Washington, D.C. 20549
Re: Aastrom Biosciences, Inc. Registration Statement on Form S-8
Registering Shares Issuable Under the 1996 Outside Directors Stock
Option Plan and the Amended and Restated 1992 Incentive and Non-
Qualified Stock Option Plan
Ladies and Gentlemen:
As legal counsel for Aastrom Biosciences, Inc., a Michigan corporation
(the "Company"), we are rendering this opinion in connection with the
registration under the Securities Act of 1933, as amended, of up to 1,550,000
shares of the Common Stock, no par value, of the Company which may be issued
pursuant to options granted under the Aastrom Biosciences, Inc. 1996 Outside
Directors Stock Option Plan and the Amended and Restated 1992 Incentive and Non-
Qualified Stock Option Plan (collectively, the "Plans").

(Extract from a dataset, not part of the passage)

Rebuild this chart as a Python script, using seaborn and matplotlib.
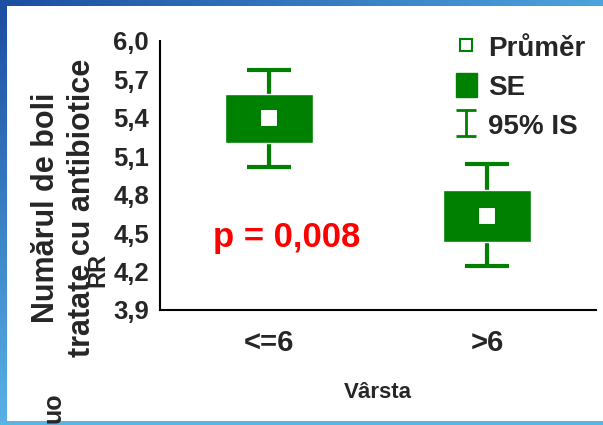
import numpy as np
import matplotlib
matplotlib.use("Agg")
import matplotlib.pyplot as plt
import seaborn as sns
from matplotlib.lines import Line2D
from matplotlib.patches import Patch
from matplotlib.path import Path

# Datos
grupos = ["<=6", ">6"]
media = [5.40, 4.63]
se_bajo = [5.20, 4.43]
se_alto = [5.59, 4.84]
ic_bajo = [5.02, 4.24]
ic_alto = [5.77, 5.04]
yticks = [3.9, 4.2, 4.5, 4.8, 5.1, 5.4, 5.7, 6.0]

verde = "#008000"

sns.set_style("white")
plt.rcParams["font.family"] = ["Liberation Sans", "DejaVu Sans"]
plt.rcParams["font.weight"] = "bold"

fig = plt.figure(figsize=(6.03, 4.25), dpi=100)
ax = fig.add_axes([160 / 603, 1 - 310 / 425, 436 / 603, 269 / 425])

# barras del fondo (diapositiva)
top = fig.add_axes([0, 1 - 6 / 425, 1, 6 / 425])
top.imshow(np.linspace(0, 1, 256)[None, :], aspect="auto",
           cmap=matplotlib.colors.LinearSegmentedColormap.from_list("t", ["#1c4ea2", "#4da3dd"]))
top.axis("off")
izq = fig.add_axes([0, 0, 7 / 603, 1 - 6 / 425])
izq.imshow(np.linspace(0, 1, 256)[:, None], aspect="auto",
           cmap=matplotlib.colors.LinearSegmentedColormap.from_list("l", ["#1c4ea2", "#58b2e6"]))
izq.axis("off")
abajo = fig.add_axes([0, 0, 1, 4 / 425])
abajo.set_facecolor("#5ab4e6")
abajo.set_xticks([])
abajo.set_yticks([])
for s in abajo.spines.values():
    s.set_visible(False)

# IC 95%
yerr = [np.array(media) - np.array(ic_bajo), np.array(ic_alto) - np.array(media)]
ax.errorbar(grupos, media, yerr=yerr, fmt="none", ecolor=verde, elinewidth=3,
            capsize=16, capthick=3, zorder=1)
# SE
ax.bar(grupos, np.array(se_alto) - np.array(se_bajo), bottom=se_bajo, width=0.4,
       color=verde, zorder=2)
# media
sns.scatterplot(x=grupos, y=media, marker="s", s=170, color="white",
                edgecolor=verde, linewidth=1.5, zorder=3, ax=ax)

ax.set_xlim(-0.5, 1.5)
ax.set_ylim(3.9, 6.0)
ax.set_yticks(yticks)
ax.set_yticklabels([f"{v:.1f}".replace(".", ",") for v in yticks])
sns.despine(ax=ax)
for s in ["left", "bottom"]:
    ax.spines[s].set_linewidth(1.5)
    ax.spines[s].set_color("black")
ax.tick_params(axis="y", direction="in", length=5, width=1.2, labelsize=18.5, pad=8)
ax.tick_params(axis="x", direction="in", length=5, width=1.2, labelsize=21, pad=14)
ax.set_xlabel("Vârsta", fontsize=16, fontweight="bold", labelpad=18)
ax.set_ylabel("")

fig.text(64 / 603, 1 - 208 / 425, "Numărul de boli\ntratate cu antibiotice",
         rotation=90, ha="center", va="center", fontsize=22, fontweight="bold",
         linespacing=1.3)
fig.text(98 / 603, 1 - 270 / 425, "RR", rotation=90, ha="center", va="center",
         fontsize=17, fontweight="bold")
fig.text(54 / 603, 1 - 408 / 425, "uo", rotation=90, ha="center", va="center",
         fontsize=18, fontweight="bold")

ax.text(0.291, 0.268, "p = 0,008", transform=ax.transAxes, ha="center", va="center",
        color="red", fontsize=25, fontweight="bold")

# leyenda
ibeam = Path([(-0.75, -1), (0.75, -1), (0, -1), (0, 1), (-0.75, 1), (0.75, 1)],
             [Path.MOVETO, Path.LINETO, Path.MOVETO, Path.LINETO, Path.MOVETO, Path.LINETO])
handles = [
    Line2D([], [], marker="s", ls="none", ms=9, mfc="white", mec=verde, mew=1.5),
    Patch(facecolor=verde, edgecolor=verde),
    Line2D([], [], marker=ibeam, ls="none", ms=19, mec=verde, mew=2),
]
leg = fig.legend(handles, ["Průměr", "SE", "95% IS"], loc="upper left",
                 bbox_to_anchor=(456 / 603, 1 - 34 / 425), frameon=False,
                 prop={"size": 20, "weight": "bold"}, handlelength=0.75,
                 handleheight=0.95, handletextpad=0.4, labelspacing=0.42,
                 borderpad=0, borderaxespad=0)

plt.savefig("out.png", dpi=100)
plt.close()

We have examined all instruments, documents and records which we deemed
relevant and necessary for the basis of our opinion hereinafter expressed. In
such examination, we have assumed the genuineness of all signatures and the
authenticity of all documents submitted to us as originals and the conformity to
the originals of all documents submitted to us as copies.
Based on such examination, we are of the opinion that the 1,550,000
shares of Common Stock which may be issued under the Plans are duly authorized
shares of the Company's Common Stock, and, when issued against payment of the
purchase price therefor in accordance with the provisions of the Plans, will be
validly issued, fully paid and non-assessable.
We hereby consent to the filing of this opinion as an exhibit to the
Registration Statement referred to above and the use of our name wherever it
appears in said Registration Statement.